Subsequent decisions adhere closely to MacDonald, and decline to find a valid transmutation absent express written language to that effect. ( Estate of Bibb (2001) 87 Cal.App.4th 461, 469-470 [ 104 Cal.Rptr.2d 415] [Department of Motor Vehicles printout changed vehicle registration, not ownership]; In re Marriage of Barneson (1999) 69 Cal.App.4th 583, 589-594 [ 81 Cal.Rptr.2d 726] [written brokerage instructions changed possession, not ownership, of stock].) Other authorities conclude that under MacDonald, supra, 51 Cal.3d 262, section 852(a) is not satisfied solely by one spouse's detrimental reliance upon the other's oral promise to transmute property. ( In re Marriage of Campbell (1999) 74 Cal.App.4th 1058, 1063-1064 [ 88 Cal.Rptr.2d 580] ( Campbell) [wife acquired no interest in husband's home where she spent her money remodeling property after he promised to share title]; Cal. Community Property with Tax Analysis (Matthew Bender, 2004) Transmutation of Property, § 2.24 [b], pp. 2-50 to 2-51.) A contrary view would threaten to resurrect the "easy transmutation" rule that the Legislature repudiated when it enacted section 852 20 years ago. (See Estate of Nelson (1964) 224 Cal.App.2d 138, 143 [ 36 Cal.Rptr. 352] [transmutation may be "inferred from all the circumstances," including acts and oral statements]; Giacomazzi v. Rowe (1952) 109 Cal.App.2d 498, 503 [ 240 P.2d 1020] [transmutation may occur where "one party has performed all that he promises to perform and the other accepts all the benefits"].) As a result, the lack of a writing expressly changing the character of Husband's retirement accounts seems fatal to finding a transmutation here.
Husband responds that nothing in the statute's history or MacDonald prevents part performance from excusing the special writing that section 852(a) requires. He emphasizes the Law Revision Commission's 1993 Report on the 1994 Family Code, especially the comment to section 852, which states that "the ordinary rules and formalities applicable to real property transfers apply also to transmutations of real property between the spouses." (1994 Fam. Code, 23 Cal. Law Revision Com. Rep. (Nov. 1993) com. on § 852, p. 159, reprinted at 29C West's Ann. Fam. Code (2004 ed.) foll. § 852, p. 458 (Commission Comment).) The Commission Comment also cites the statute of frauds in Civil Code section 1624. (29C West's Ann. Fam.
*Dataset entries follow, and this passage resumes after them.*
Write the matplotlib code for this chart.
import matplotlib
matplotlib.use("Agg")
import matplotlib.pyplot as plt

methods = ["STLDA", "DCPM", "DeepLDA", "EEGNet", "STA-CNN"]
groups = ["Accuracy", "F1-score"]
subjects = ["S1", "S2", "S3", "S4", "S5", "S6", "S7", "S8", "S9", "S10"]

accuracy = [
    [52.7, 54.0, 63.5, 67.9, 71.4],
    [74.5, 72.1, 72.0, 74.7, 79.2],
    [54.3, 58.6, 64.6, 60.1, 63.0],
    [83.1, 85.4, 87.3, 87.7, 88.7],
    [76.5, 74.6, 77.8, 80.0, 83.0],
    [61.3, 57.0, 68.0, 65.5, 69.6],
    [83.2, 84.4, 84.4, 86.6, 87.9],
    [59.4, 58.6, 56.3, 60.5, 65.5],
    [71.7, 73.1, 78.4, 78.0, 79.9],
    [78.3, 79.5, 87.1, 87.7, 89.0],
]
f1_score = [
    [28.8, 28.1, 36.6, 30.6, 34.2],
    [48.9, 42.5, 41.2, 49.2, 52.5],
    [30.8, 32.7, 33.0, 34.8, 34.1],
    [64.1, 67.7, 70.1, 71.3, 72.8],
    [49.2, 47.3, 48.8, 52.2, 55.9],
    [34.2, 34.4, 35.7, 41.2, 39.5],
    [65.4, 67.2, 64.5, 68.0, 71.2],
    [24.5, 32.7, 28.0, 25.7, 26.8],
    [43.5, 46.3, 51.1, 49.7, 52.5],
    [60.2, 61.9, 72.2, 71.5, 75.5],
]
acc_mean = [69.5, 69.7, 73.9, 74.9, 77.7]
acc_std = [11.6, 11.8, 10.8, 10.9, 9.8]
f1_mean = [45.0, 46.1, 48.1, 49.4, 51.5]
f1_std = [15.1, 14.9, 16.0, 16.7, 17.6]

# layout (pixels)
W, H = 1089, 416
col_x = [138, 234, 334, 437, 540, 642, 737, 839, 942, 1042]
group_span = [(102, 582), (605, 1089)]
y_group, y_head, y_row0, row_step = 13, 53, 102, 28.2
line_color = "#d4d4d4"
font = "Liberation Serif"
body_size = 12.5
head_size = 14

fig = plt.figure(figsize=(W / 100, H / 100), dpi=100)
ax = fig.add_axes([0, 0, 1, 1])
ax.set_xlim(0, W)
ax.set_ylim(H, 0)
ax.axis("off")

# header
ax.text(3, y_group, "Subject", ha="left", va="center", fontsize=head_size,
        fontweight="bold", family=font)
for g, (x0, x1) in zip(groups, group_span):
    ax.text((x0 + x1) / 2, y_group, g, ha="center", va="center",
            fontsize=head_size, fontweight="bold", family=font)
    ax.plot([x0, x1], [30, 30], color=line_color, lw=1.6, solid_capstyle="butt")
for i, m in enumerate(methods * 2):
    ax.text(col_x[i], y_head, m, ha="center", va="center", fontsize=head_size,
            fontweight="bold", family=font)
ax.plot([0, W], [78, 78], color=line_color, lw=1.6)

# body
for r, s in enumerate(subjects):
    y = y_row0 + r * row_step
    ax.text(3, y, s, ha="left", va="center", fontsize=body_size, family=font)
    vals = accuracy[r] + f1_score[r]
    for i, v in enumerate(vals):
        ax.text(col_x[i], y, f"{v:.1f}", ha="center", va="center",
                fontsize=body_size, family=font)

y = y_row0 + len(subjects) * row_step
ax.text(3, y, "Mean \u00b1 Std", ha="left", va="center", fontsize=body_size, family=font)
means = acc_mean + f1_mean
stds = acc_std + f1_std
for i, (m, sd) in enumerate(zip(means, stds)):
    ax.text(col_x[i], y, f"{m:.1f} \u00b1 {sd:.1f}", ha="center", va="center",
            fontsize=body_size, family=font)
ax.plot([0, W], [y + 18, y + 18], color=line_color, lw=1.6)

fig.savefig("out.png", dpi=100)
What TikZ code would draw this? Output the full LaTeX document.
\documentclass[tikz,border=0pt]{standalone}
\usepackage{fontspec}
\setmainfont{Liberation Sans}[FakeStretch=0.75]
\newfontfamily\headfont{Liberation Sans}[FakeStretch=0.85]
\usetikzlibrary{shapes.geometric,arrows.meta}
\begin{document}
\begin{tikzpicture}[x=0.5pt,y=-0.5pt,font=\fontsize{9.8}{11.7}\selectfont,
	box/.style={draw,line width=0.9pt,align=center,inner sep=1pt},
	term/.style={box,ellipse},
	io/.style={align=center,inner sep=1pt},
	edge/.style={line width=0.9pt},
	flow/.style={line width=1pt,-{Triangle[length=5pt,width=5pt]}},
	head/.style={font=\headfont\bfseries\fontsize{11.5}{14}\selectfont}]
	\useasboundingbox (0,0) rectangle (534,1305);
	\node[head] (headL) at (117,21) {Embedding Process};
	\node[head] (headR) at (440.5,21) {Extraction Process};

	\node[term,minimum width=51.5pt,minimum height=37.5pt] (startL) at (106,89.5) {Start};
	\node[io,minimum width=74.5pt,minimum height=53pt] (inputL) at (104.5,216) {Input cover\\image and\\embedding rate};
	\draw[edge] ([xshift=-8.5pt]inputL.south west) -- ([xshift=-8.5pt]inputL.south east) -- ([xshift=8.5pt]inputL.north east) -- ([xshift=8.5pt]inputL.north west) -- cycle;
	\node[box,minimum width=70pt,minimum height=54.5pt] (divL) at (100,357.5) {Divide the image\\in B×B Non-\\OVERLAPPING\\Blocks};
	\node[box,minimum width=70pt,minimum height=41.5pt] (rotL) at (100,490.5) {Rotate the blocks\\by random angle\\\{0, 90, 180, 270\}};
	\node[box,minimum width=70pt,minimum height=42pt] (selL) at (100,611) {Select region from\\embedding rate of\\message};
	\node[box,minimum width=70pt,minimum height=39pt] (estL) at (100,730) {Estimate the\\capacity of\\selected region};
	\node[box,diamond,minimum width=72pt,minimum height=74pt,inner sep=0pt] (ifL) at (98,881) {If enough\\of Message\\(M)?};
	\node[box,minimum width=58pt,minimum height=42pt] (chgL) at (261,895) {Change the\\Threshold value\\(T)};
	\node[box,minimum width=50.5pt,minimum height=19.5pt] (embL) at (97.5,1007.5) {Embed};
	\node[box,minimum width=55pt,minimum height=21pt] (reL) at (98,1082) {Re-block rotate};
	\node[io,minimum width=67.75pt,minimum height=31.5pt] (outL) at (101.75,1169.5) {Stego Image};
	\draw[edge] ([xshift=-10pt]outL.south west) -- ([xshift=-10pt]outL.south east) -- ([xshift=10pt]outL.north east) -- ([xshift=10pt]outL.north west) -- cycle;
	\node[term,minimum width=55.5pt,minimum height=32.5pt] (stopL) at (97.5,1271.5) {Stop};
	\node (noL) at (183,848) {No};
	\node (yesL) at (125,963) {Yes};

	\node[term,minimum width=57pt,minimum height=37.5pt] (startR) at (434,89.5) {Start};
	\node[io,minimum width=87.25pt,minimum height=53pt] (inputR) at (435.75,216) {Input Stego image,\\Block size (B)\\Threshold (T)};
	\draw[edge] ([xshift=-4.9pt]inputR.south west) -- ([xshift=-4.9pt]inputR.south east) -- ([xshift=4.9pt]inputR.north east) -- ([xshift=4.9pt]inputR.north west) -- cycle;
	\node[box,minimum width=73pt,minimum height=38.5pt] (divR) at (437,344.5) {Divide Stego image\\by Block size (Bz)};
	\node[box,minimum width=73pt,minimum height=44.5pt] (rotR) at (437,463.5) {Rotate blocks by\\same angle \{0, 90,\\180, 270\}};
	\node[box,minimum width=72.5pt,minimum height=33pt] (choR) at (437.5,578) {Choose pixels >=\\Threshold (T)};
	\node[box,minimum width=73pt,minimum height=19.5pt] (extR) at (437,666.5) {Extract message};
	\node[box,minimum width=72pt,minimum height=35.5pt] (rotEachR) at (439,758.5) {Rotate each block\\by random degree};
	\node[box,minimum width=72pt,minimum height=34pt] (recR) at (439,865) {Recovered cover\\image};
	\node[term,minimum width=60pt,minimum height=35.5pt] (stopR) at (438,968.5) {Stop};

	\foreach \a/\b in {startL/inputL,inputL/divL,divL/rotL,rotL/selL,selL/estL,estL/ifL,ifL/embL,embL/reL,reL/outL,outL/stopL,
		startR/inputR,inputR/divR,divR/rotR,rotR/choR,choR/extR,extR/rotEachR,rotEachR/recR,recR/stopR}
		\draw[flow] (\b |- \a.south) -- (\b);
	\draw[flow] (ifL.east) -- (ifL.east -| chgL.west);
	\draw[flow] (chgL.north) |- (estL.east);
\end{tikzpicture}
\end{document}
Code, supra, at p. 458.) Husband theorizes that this language shows the Legislature wanted section 852(a) to encompass not only the "rules and formalities" imposed by the statute of frauds, but also traditional exceptions to those "rules and formalities," such as the one urged here.
(7) Preliminarily, the general statute of frauds in Civil Code section 1624(a) was enacted in 1872, and has been expanded over the years to cover various kinds of contracts, most involving real property and commercial matters. The statute requires either a written contract or "some note or memorandum" subscribed by the party to be charged. ( Ibid.) Since the statute of frauds primarily serves to prove that a contract exists ( Casa Herrera, Inc. v. Beydoun (2004) 32 Cal.4th 336, 345 [ 9 Cal.Rptr.3d 97, 83 P.3d 497]), the writing need only mention certain "essential" ( Franklin v. Hansen (1963) 59 Cal.2d 570, 574 [ 30 Cal.Rptr. 530, 381 P.2d 386]) or "meaningful" terms. ( Phillippe v. Shapell Industries, supra, 43 Cal.3d 1247, 1259.) Ambiguities can be resolved by extrinsic evidence ( Franklin v. Hansen, supra, 59 Cal.2d at p. 574), which serves as a reliable indicator of the parties' intent in commercial or other arm's length transactions. (See Casa Herrera, Inc. v. Beydoun, supra, 32 Cal.4th at p. 345.)
(8) However, where assertion of the statute of frauds would cause unconscionable injury, part performance allows specific enforcement of a contract that lacks the requisite writing. ( Earhart v. William Low Co. (1979) 25 Cal.3d 503, 514 [ 158 Cal.Rptr. 887, 600 P.2d 1344].) The doctrine most commonly applies in actions involving transfers of real property. (Code Civ. Proc., § 1972, subd. (a) [part performance available to enforce agreement to convey real property absent writing required under § 1971 of same code]; Paul v. Layne Bowler Corp. (1937) 9 Cal.2d 561, 564 [ 71 P.2d 817]; Sutton v. Warner (1993) 12 Cal.App.4th 415, 422 [ 15 Cal.Rptr.2d 632]; Trout v. Ogilvie (1919) 41 Cal.App. 167, 174 [ 182 P. 333].) Yet, part performance also has been used to enforce other contracts that violate the statute of frauds in Civil Code section 1624(a). ( Maddox v. Rainoldi (1958) 163 Cal.App.2d 384, 390 [ 329 P.2d 599]; see Note, Part Performance, Estoppel, and the California Statute of Frauds (1951) 3 Stan. L.Rev. 281, 285-288.) In any event, to constitute part performance, the relevant acts either must "unequivocally refer" to the contract ( Trout v. Ogilvie, supra, 41 Cal.App. at p. 172), or "clearly relate" to its terms. ( Sutton v. Warner, supra, 12 Cal.App.4th at p. 422, citing Paul v. Layne Bowler Corp., supra, 9 Cal.2d at p. 564.) Such conduct satisfies the evidentiary function of the statute of frauds by confirming that a bargain was in fact reached. (See Casa Herrera, Inc. v. Beydoun, supra, 32 Cal.4th 336, 345.)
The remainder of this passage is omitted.